-------- AVAILABLE DATA --------

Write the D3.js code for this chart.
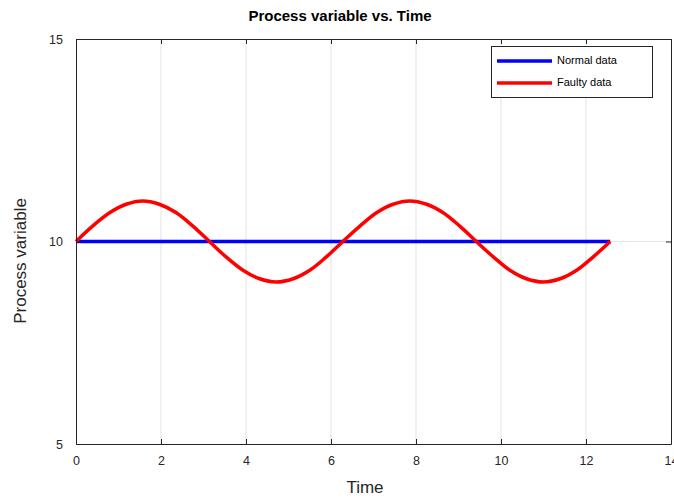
<!DOCTYPE html>
<html><head><meta charset="utf-8">
<script src="https://cdn.jsdelivr.net/npm/d3@7"></script>
<style>body{margin:0;background:#fff}svg{display:block;font-family:"Liberation Sans",Arial,Helvetica,sans-serif}</style>
</head><body><svg id="c" width="674" height="498"></svg>
<script>
const xTicks = [0, 2, 4, 6, 8, 10, 12, 14];
const yTicks = [5, 10, 15];
const timeFaulty = [0, 0.39, 0.79, 1.18, 1.57, 1.96, 2.36, 2.75, 3.14, 3.53, 3.93, 4.32, 4.71, 5.11, 5.50, 5.89, 6.28, 6.68, 7.07, 7.46, 7.85, 8.25, 8.64, 9.03, 9.42, 9.82, 10.21, 10.60, 11.00, 11.39, 11.78, 12.17, 12.57];
const faultyValues = [10, 10.38, 10.71, 10.92, 11.00, 10.92, 10.71, 10.38, 10.00, 9.62, 9.29, 9.08, 9.00, 9.08, 9.29, 9.62, 10.00, 10.38, 10.71, 10.92, 11.00, 10.92, 10.71, 10.38, 10.00, 9.62, 9.29, 9.08, 9.00, 9.08, 9.29, 9.62, 10.00];
const timeNormal = [0, 12.57];
const normalValues = [10, 10];
const seriesNames = ["Normal data", "Faulty data"];
const seriesColors = ["#0000ff", "#ff0000"];

const svg = d3.select("#c");
const L = 76, R = 671, T = 39, B = 444;
const x = d3.scaleLinear().domain([0, 14]).range([L, R]);
const y = d3.scaleLinear().domain([5, 15]).range([B, T]);

// grid
svg.append("g").selectAll("line").data(xTicks.slice(1, -1)).join("line")
  .attr("x1", d => x(d)).attr("x2", d => x(d)).attr("y1", T).attr("y2", B)
  .attr("stroke", "#e3e3e3").attr("stroke-width", 1);
svg.append("g").selectAll("line").data(yTicks.slice(1, -1)).join("line")
  .attr("y1", d => y(d)).attr("y2", d => y(d)).attr("x1", L).attr("x2", R)
  .attr("stroke", "#e3e3e3").attr("stroke-width", 1);

// lines
const line = d3.line().x(d => x(d[0])).y(d => y(d[1])).curve(d3.curveCatmullRom);
svg.append("path").datum(timeNormal.map((t, i) => [t, normalValues[i]]))
  .attr("d", line).attr("fill", "none").attr("stroke", seriesColors[0]).attr("stroke-width", 3.5);
svg.append("path").datum(timeFaulty.map((t, i) => [t, faultyValues[i]]))
  .attr("d", line).attr("fill", "none").attr("stroke", seriesColors[1]).attr("stroke-width", 3.5);

// axes
const tc = "#262626";
const ax = (g) => { g.select(".domain").attr("stroke", tc); g.selectAll(".tick line").attr("stroke", tc); g.selectAll("text").attr("fill", tc).style("font-size", "12.5px"); };
svg.append("g").attr("transform", `translate(0,${B})`)
  .call(d3.axisBottom(x).tickValues(xTicks).tickSize(-5).tickSizeOuter(0).tickPadding(12)).call(ax);
svg.append("g").attr("transform", `translate(0,${T})`)
  .call(d3.axisTop(x).tickValues(xTicks).tickSize(-5).tickSizeOuter(0).tickFormat("")).call(ax);
svg.append("g").attr("transform", `translate(${L},0)`)
  .call(d3.axisLeft(y).tickValues(yTicks).tickSize(-5).tickSizeOuter(0).tickPadding(13)).call(ax);
svg.append("g").attr("transform", `translate(${R},0)`)
  .call(d3.axisRight(y).tickValues(yTicks).tickSize(-5).tickSizeOuter(0).tickFormat("")).call(ax);
svg.selectAll(".domain").attr("stroke-width", 1);

// titles
svg.append("text").attr("x", 340).attr("y", 21).attr("text-anchor", "middle")
  .style("font-size", "15px").style("font-weight", "bold").attr("fill", "#000").text("Process variable vs. Time");
svg.append("text").attr("x", 365).attr("y", 493).attr("text-anchor", "middle")
  .style("font-size", "17px").attr("fill", tc).text("Time");
svg.append("text").attr("transform", `translate(26,261) rotate(-90)`).attr("text-anchor", "middle")
  .style("font-size", "17px").attr("fill", tc).text("Process variable");

// legend
const lg = svg.append("g");
lg.append("rect").attr("x", 491.5).attr("y", 46.5).attr("width", 161).attr("height", 51)
  .attr("fill", "#fff").attr("stroke", tc).attr("stroke-width", 1);
seriesNames.forEach((n, i) => {
  const yy = 61 + i * 22;
  lg.append("line").attr("x1", 497).attr("x2", 552).attr("y1", yy).attr("y2", yy)
    .attr("stroke", seriesColors[i]).attr("stroke-width", 3.5);
  lg.append("text").attr("x", 557).attr("y", yy + 0.5).attr("dominant-baseline", "middle")
    .style("font-size", "11px").attr("fill", "#000").text(n);
});
</script></body></html>
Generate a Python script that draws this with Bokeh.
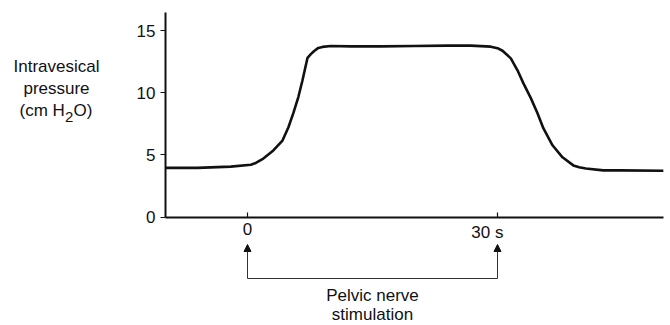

--------

> _EXERCISE AIM_
Every record above should come back exactly, but without its pictures.

> _RESPONSE_
Write the D3.js code for this chart.
<!DOCTYPE html>
<html><head><meta charset="utf-8">
<script src="https://cdn.jsdelivr.net/npm/d3@7"></script>
<style>body{margin:0;background:#fff}svg{display:block;font-family:"Liberation Sans",Arial,Helvetica,sans-serif}</style>
</head><body><svg id="c" width="674" height="498"></svg>
<script>
const xTicks = [0, 2, 4, 6, 8, 10, 12, 14];
const yTicks = [5, 10, 15];
const timeFaulty = [0, 0.39, 0.79, 1.18, 1.57, 1.96, 2.36, 2.75, 3.14, 3.53, 3.93, 4.32, 4.71, 5.11, 5.50, 5.89, 6.28, 6.68, 7.07, 7.46, 7.85, 8.25, 8.64, 9.03, 9.42, 9.82, 10.21, 10.60, 11.00, 11.39, 11.78, 12.17, 12.57];
const faultyValues = [10, 10.38, 10.71, 10.92, 11.00, 10.92, 10.71, 10.38, 10.00, 9.62, 9.29, 9.08, 9.00, 9.08, 9.29, 9.62, 10.00, 10.38, 10.71, 10.92, 11.00, 10.92, 10.71, 10.38, 10.00, 9.62, 9.29, 9.08, 9.00, 9.08, 9.29, 9.62, 10.00];
const timeNormal = [0, 12.57];
const normalValues = [10, 10];
const seriesNames = ["Normal data", "Faulty data"];
const seriesColors = ["#0000ff", "#ff0000"];

const svg = d3.select("#c");
const L = 76, R = 671, T = 39, B = 444;
const x = d3.scaleLinear().domain([0, 14]).range([L, R]);
const y = d3.scaleLinear().domain([5, 15]).range([B, T]);

// grid
svg.append("g").selectAll("line").data(xTicks.slice(1, -1)).join("line")
  .attr("x1", d => x(d)).attr("x2", d => x(d)).attr("y1", T).attr("y2", B)
  .attr("stroke", "#e3e3e3").attr("stroke-width", 1);
svg.append("g").selectAll("line").data(yTicks.slice(1, -1)).join("line")
  .attr("y1", d => y(d)).attr("y2", d => y(d)).attr("x1", L).attr("x2", R)
  .attr("stroke", "#e3e3e3").attr("stroke-width", 1);

// lines
const line = d3.line().x(d => x(d[0])).y(d => y(d[1])).curve(d3.curveCatmullRom);
svg.append("path").datum(timeNormal.map((t, i) => [t, normalValues[i]]))
  .attr("d", line).attr("fill", "none").attr("stroke", seriesColors[0]).attr("stroke-width", 3.5);
svg.append("path").datum(timeFaulty.map((t, i) => [t, faultyValues[i]]))
  .attr("d", line).attr("fill", "none").attr("stroke", seriesColors[1]).attr("stroke-width", 3.5);

// axes
const tc = "#262626";
const ax = (g) => { g.select(".domain").attr("stroke", tc); g.selectAll(".tick line").attr("stroke", tc); g.selectAll("text").attr("fill", tc).style("font-size", "12.5px"); };
svg.append("g").attr("transform", `translate(0,${B})`)
  .call(d3.axisBottom(x).tickValues(xTicks).tickSize(-5).tickSizeOuter(0).tickPadding(12)).call(ax);
svg.append("g").attr("transform", `translate(0,${T})`)
  .call(d3.axisTop(x).tickValues(xTicks).tickSize(-5).tickSizeOuter(0).tickFormat("")).call(ax);
svg.append("g").attr("transform", `translate(${L},0)`)
  .call(d3.axisLeft(y).tickValues(yTicks).tickSize(-5).tickSizeOuter(0).tickPadding(13)).call(ax);
svg.append("g").attr("transform", `translate(${R},0)`)
  .call(d3.axisRight(y).tickValues(yTicks).tickSize(-5).tickSizeOuter(0).tickFormat("")).call(ax);
svg.selectAll(".domain").attr("stroke-width", 1);

// titles
svg.append("text").attr("x", 340).attr("y", 21).attr("text-anchor", "middle")
  .style("font-size", "15px").style("font-weight", "bold").attr("fill", "#000").text("Process variable vs. Time");
svg.append("text").attr("x", 365).attr("y", 493).attr("text-anchor", "middle")
  .style("font-size", "17px").attr("fill", tc).text("Time");
svg.append("text").attr("transform", `translate(26,261) rotate(-90)`).attr("text-anchor", "middle")
  .style("font-size", "17px").attr("fill", tc).text("Process variable");

// legend
const lg = svg.append("g");
lg.append("rect").attr("x", 491.5).attr("y", 46.5).attr("width", 161).attr("height", 51)
  .attr("fill", "#fff").attr("stroke", tc).attr("stroke-width", 1);
seriesNames.forEach((n, i) => {
  const yy = 61 + i * 22;
  lg.append("line").attr("x1", 497).attr("x2", 552).attr("y1", yy).attr("y2", yy)
    .attr("stroke", seriesColors[i]).attr("stroke-width", 3.5);
  lg.append("text").attr("x", 557).attr("y", yy + 0.5).attr("dominant-baseline", "middle")
    .style("font-size", "11px").attr("fill", "#000").text(n);
});
</script></body></html>
Generate a Python script that draws this with Bokeh.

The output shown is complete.